_WHAT THE TASK REQUIRES_
Your task is to transcribe all the entries exactly, excluding pictures.

_EXTRACTED INFORMATION_
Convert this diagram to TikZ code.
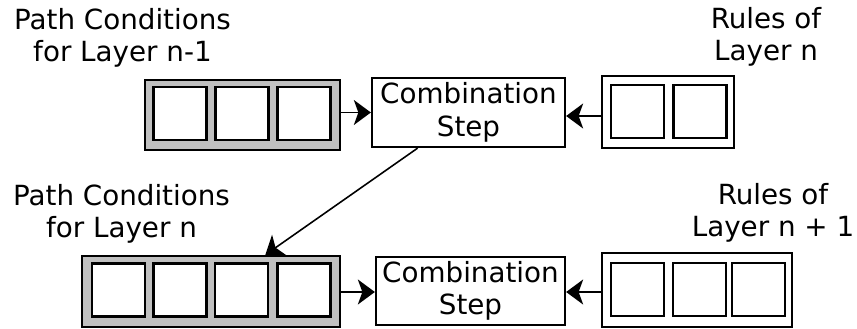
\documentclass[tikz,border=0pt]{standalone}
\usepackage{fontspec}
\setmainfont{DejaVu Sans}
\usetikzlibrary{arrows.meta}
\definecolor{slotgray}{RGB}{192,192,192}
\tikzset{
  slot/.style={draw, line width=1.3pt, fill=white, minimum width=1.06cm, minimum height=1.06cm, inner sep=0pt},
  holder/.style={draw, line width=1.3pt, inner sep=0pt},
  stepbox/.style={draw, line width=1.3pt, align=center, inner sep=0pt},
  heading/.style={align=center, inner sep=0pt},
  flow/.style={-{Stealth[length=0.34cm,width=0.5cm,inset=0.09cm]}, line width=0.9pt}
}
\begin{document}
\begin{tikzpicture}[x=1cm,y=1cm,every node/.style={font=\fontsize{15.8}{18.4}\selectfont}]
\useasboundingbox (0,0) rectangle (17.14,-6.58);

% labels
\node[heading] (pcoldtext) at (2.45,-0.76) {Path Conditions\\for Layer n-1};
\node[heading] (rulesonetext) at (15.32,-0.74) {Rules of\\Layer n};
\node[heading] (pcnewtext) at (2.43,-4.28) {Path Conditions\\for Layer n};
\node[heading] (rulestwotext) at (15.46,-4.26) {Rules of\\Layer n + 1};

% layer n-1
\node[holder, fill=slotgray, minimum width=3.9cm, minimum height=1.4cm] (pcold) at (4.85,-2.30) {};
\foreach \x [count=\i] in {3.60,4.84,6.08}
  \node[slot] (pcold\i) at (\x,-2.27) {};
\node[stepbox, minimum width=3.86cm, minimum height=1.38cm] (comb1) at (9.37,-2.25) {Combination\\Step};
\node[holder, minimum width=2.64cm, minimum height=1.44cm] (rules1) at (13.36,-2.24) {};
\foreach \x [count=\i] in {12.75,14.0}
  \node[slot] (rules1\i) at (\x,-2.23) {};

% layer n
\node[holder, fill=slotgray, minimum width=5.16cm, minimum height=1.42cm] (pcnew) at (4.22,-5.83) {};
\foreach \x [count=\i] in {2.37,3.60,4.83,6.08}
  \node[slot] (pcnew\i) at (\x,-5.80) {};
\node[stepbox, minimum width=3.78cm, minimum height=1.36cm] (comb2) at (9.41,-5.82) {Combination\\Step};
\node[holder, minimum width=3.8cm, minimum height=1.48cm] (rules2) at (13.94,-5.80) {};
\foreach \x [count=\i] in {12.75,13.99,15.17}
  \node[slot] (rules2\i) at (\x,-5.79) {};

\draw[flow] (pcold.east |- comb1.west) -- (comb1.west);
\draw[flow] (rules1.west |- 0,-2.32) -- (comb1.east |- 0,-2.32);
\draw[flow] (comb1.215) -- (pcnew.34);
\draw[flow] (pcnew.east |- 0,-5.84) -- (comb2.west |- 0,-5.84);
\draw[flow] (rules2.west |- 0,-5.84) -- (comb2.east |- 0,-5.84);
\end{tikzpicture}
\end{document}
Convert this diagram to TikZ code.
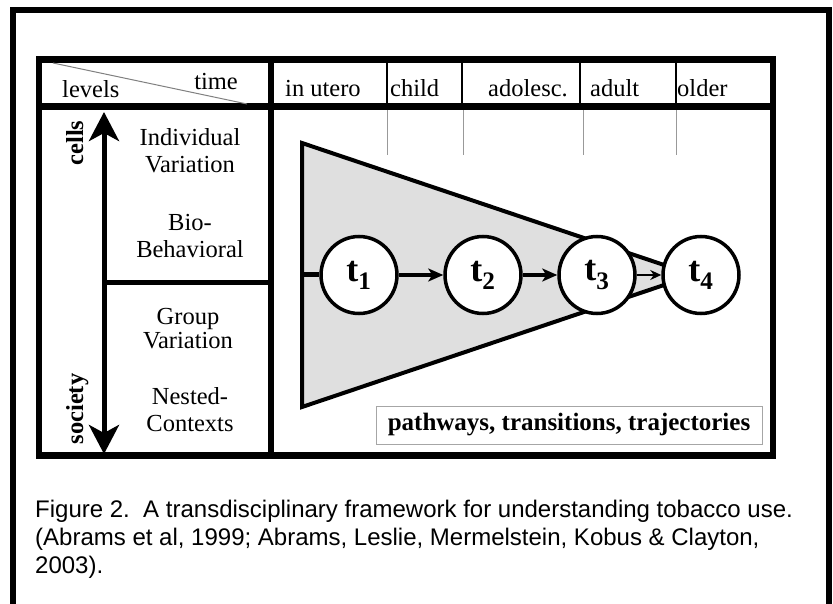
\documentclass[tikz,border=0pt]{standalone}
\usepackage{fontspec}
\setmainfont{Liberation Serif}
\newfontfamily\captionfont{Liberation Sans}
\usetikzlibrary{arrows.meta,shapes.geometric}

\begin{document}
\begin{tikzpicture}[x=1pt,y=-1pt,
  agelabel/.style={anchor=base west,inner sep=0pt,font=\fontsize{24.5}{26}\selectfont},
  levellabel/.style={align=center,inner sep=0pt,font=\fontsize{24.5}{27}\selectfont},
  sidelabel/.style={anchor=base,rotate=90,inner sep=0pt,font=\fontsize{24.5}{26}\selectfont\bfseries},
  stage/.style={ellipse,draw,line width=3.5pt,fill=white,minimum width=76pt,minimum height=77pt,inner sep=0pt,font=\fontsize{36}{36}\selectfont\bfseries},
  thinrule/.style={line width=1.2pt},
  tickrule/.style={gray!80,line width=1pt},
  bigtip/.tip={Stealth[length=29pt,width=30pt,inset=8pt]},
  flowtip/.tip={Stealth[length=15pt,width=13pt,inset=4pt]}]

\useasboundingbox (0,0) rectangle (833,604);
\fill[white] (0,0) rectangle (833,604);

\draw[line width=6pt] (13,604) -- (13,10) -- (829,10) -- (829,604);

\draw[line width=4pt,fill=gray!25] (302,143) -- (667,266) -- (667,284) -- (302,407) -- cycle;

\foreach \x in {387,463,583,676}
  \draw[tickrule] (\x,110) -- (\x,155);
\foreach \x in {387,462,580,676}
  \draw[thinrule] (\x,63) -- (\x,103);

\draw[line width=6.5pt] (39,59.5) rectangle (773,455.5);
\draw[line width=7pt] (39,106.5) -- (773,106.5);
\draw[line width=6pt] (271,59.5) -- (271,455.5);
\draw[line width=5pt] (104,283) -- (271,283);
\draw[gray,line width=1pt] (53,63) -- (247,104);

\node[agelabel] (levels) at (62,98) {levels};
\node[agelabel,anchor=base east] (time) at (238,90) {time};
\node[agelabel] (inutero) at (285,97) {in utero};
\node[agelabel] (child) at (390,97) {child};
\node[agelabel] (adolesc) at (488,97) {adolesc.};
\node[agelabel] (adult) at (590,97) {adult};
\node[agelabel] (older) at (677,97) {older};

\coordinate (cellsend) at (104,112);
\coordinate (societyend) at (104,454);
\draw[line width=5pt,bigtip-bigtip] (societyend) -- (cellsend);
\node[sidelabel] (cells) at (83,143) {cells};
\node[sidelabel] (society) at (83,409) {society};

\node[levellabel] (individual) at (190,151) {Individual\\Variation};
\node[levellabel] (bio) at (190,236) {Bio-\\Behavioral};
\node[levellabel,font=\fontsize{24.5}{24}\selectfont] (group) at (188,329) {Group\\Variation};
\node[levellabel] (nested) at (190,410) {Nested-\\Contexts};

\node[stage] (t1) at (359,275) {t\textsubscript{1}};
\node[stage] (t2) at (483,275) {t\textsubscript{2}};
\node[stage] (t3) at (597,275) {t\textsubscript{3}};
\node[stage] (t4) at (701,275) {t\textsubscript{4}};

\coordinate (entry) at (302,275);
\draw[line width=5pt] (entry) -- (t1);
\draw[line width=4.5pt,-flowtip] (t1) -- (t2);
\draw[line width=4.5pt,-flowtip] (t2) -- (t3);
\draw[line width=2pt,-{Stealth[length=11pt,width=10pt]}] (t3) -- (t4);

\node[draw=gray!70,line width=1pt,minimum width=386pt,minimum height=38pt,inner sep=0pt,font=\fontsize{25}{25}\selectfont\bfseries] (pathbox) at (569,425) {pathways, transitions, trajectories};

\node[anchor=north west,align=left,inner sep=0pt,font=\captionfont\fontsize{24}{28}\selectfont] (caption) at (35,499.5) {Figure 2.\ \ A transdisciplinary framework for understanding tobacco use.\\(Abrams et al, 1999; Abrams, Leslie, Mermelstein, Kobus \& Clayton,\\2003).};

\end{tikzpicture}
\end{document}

_RESPONSE TO THIS EXERCISE_
Convert this diagram to TikZ code.
\documentclass[tikz,border=0pt]{standalone}
\usepackage{fontspec}
\setmainfont{DejaVu Sans}
\usetikzlibrary{arrows.meta}
\definecolor{slotgray}{RGB}{192,192,192}
\tikzset{
  slot/.style={draw, line width=1.3pt, fill=white, minimum width=1.06cm, minimum height=1.06cm, inner sep=0pt},
  holder/.style={draw, line width=1.3pt, inner sep=0pt},
  stepbox/.style={draw, line width=1.3pt, align=center, inner sep=0pt},
  heading/.style={align=center, inner sep=0pt},
  flow/.style={-{Stealth[length=0.34cm,width=0.5cm,inset=0.09cm]}, line width=0.9pt}
}
\begin{document}
\begin{tikzpicture}[x=1cm,y=1cm,every node/.style={font=\fontsize{15.8}{18.4}\selectfont}]
\useasboundingbox (0,0) rectangle (17.14,-6.58);

% labels
\node[heading] (pcoldtext) at (2.45,-0.76) {Path Conditions\\for Layer n-1};
\node[heading] (rulesonetext) at (15.32,-0.74) {Rules of\\Layer n};
\node[heading] (pcnewtext) at (2.43,-4.28) {Path Conditions\\for Layer n};
\node[heading] (rulestwotext) at (15.46,-4.26) {Rules of\\Layer n + 1};

% layer n-1
\node[holder, fill=slotgray, minimum width=3.9cm, minimum height=1.4cm] (pcold) at (4.85,-2.30) {};
\foreach \x [count=\i] in {3.60,4.84,6.08}
  \node[slot] (pcold\i) at (\x,-2.27) {};
\node[stepbox, minimum width=3.86cm, minimum height=1.38cm] (comb1) at (9.37,-2.25) {Combination\\Step};
\node[holder, minimum width=2.64cm, minimum height=1.44cm] (rules1) at (13.36,-2.24) {};
\foreach \x [count=\i] in {12.75,14.0}
  \node[slot] (rules1\i) at (\x,-2.23) {};

% layer n
\node[holder, fill=slotgray, minimum width=5.16cm, minimum height=1.42cm] (pcnew) at (4.22,-5.83) {};
\foreach \x [count=\i] in {2.37,3.60,4.83,6.08}
  \node[slot] (pcnew\i) at (\x,-5.80) {};
\node[stepbox, minimum width=3.78cm, minimum height=1.36cm] (comb2) at (9.41,-5.82) {Combination\\Step};
\node[holder, minimum width=3.8cm, minimum height=1.48cm] (rules2) at (13.94,-5.80) {};
\foreach \x [count=\i] in {12.75,13.99,15.17}
  \node[slot] (rules2\i) at (\x,-5.79) {};

\draw[flow] (pcold.east |- comb1.west) -- (comb1.west);
\draw[flow] (rules1.west |- 0,-2.32) -- (comb1.east |- 0,-2.32);
\draw[flow] (comb1.215) -- (pcnew.34);
\draw[flow] (pcnew.east |- 0,-5.84) -- (comb2.west |- 0,-5.84);
\draw[flow] (rules2.west |- 0,-5.84) -- (comb2.east |- 0,-5.84);
\end{tikzpicture}
\end{document}
Convert this diagram to TikZ code.
\documentclass[tikz,border=0pt]{standalone}
\usepackage{fontspec}
\setmainfont{Liberation Serif}
\newfontfamily\captionfont{Liberation Sans}
\usetikzlibrary{arrows.meta,shapes.geometric}

\begin{document}
\begin{tikzpicture}[x=1pt,y=-1pt,
  agelabel/.style={anchor=base west,inner sep=0pt,font=\fontsize{24.5}{26}\selectfont},
  levellabel/.style={align=center,inner sep=0pt,font=\fontsize{24.5}{27}\selectfont},
  sidelabel/.style={anchor=base,rotate=90,inner sep=0pt,font=\fontsize{24.5}{26}\selectfont\bfseries},
  stage/.style={ellipse,draw,line width=3.5pt,fill=white,minimum width=76pt,minimum height=77pt,inner sep=0pt,font=\fontsize{36}{36}\selectfont\bfseries},
  thinrule/.style={line width=1.2pt},
  tickrule/.style={gray!80,line width=1pt},
  bigtip/.tip={Stealth[length=29pt,width=30pt,inset=8pt]},
  flowtip/.tip={Stealth[length=15pt,width=13pt,inset=4pt]}]

\useasboundingbox (0,0) rectangle (833,604);
\fill[white] (0,0) rectangle (833,604);

\draw[line width=6pt] (13,604) -- (13,10) -- (829,10) -- (829,604);

\draw[line width=4pt,fill=gray!25] (302,143) -- (667,266) -- (667,284) -- (302,407) -- cycle;

\foreach \x in {387,463,583,676}
  \draw[tickrule] (\x,110) -- (\x,155);
\foreach \x in {387,462,580,676}
  \draw[thinrule] (\x,63) -- (\x,103);

\draw[line width=6.5pt] (39,59.5) rectangle (773,455.5);
\draw[line width=7pt] (39,106.5) -- (773,106.5);
\draw[line width=6pt] (271,59.5) -- (271,455.5);
\draw[line width=5pt] (104,283) -- (271,283);
\draw[gray,line width=1pt] (53,63) -- (247,104);

\node[agelabel] (levels) at (62,98) {levels};
\node[agelabel,anchor=base east] (time) at (238,90) {time};
\node[agelabel] (inutero) at (285,97) {in utero};
\node[agelabel] (child) at (390,97) {child};
\node[agelabel] (adolesc) at (488,97) {adolesc.};
\node[agelabel] (adult) at (590,97) {adult};
\node[agelabel] (older) at (677,97) {older};

\coordinate (cellsend) at (104,112);
\coordinate (societyend) at (104,454);
\draw[line width=5pt,bigtip-bigtip] (societyend) -- (cellsend);
\node[sidelabel] (cells) at (83,143) {cells};
\node[sidelabel] (society) at (83,409) {society};

\node[levellabel] (individual) at (190,151) {Individual\\Variation};
\node[levellabel] (bio) at (190,236) {Bio-\\Behavioral};
\node[levellabel,font=\fontsize{24.5}{24}\selectfont] (group) at (188,329) {Group\\Variation};
\node[levellabel] (nested) at (190,410) {Nested-\\Contexts};

\node[stage] (t1) at (359,275) {t\textsubscript{1}};
\node[stage] (t2) at (483,275) {t\textsubscript{2}};
\node[stage] (t3) at (597,275) {t\textsubscript{3}};
\node[stage] (t4) at (701,275) {t\textsubscript{4}};

\coordinate (entry) at (302,275);
\draw[line width=5pt] (entry) -- (t1);
\draw[line width=4.5pt,-flowtip] (t1) -- (t2);
\draw[line width=4.5pt,-flowtip] (t2) -- (t3);
\draw[line width=2pt,-{Stealth[length=11pt,width=10pt]}] (t3) -- (t4);

\node[draw=gray!70,line width=1pt,minimum width=386pt,minimum height=38pt,inner sep=0pt,font=\fontsize{25}{25}\selectfont\bfseries] (pathbox) at (569,425) {pathways, transitions, trajectories};

\node[anchor=north west,align=left,inner sep=0pt,font=\captionfont\fontsize{24}{28}\selectfont] (caption) at (35,499.5) {Figure 2.\ \ A transdisciplinary framework for understanding tobacco use.\\(Abrams et al, 1999; Abrams, Leslie, Mermelstein, Kobus \& Clayton,\\2003).};

\end{tikzpicture}
\end{document}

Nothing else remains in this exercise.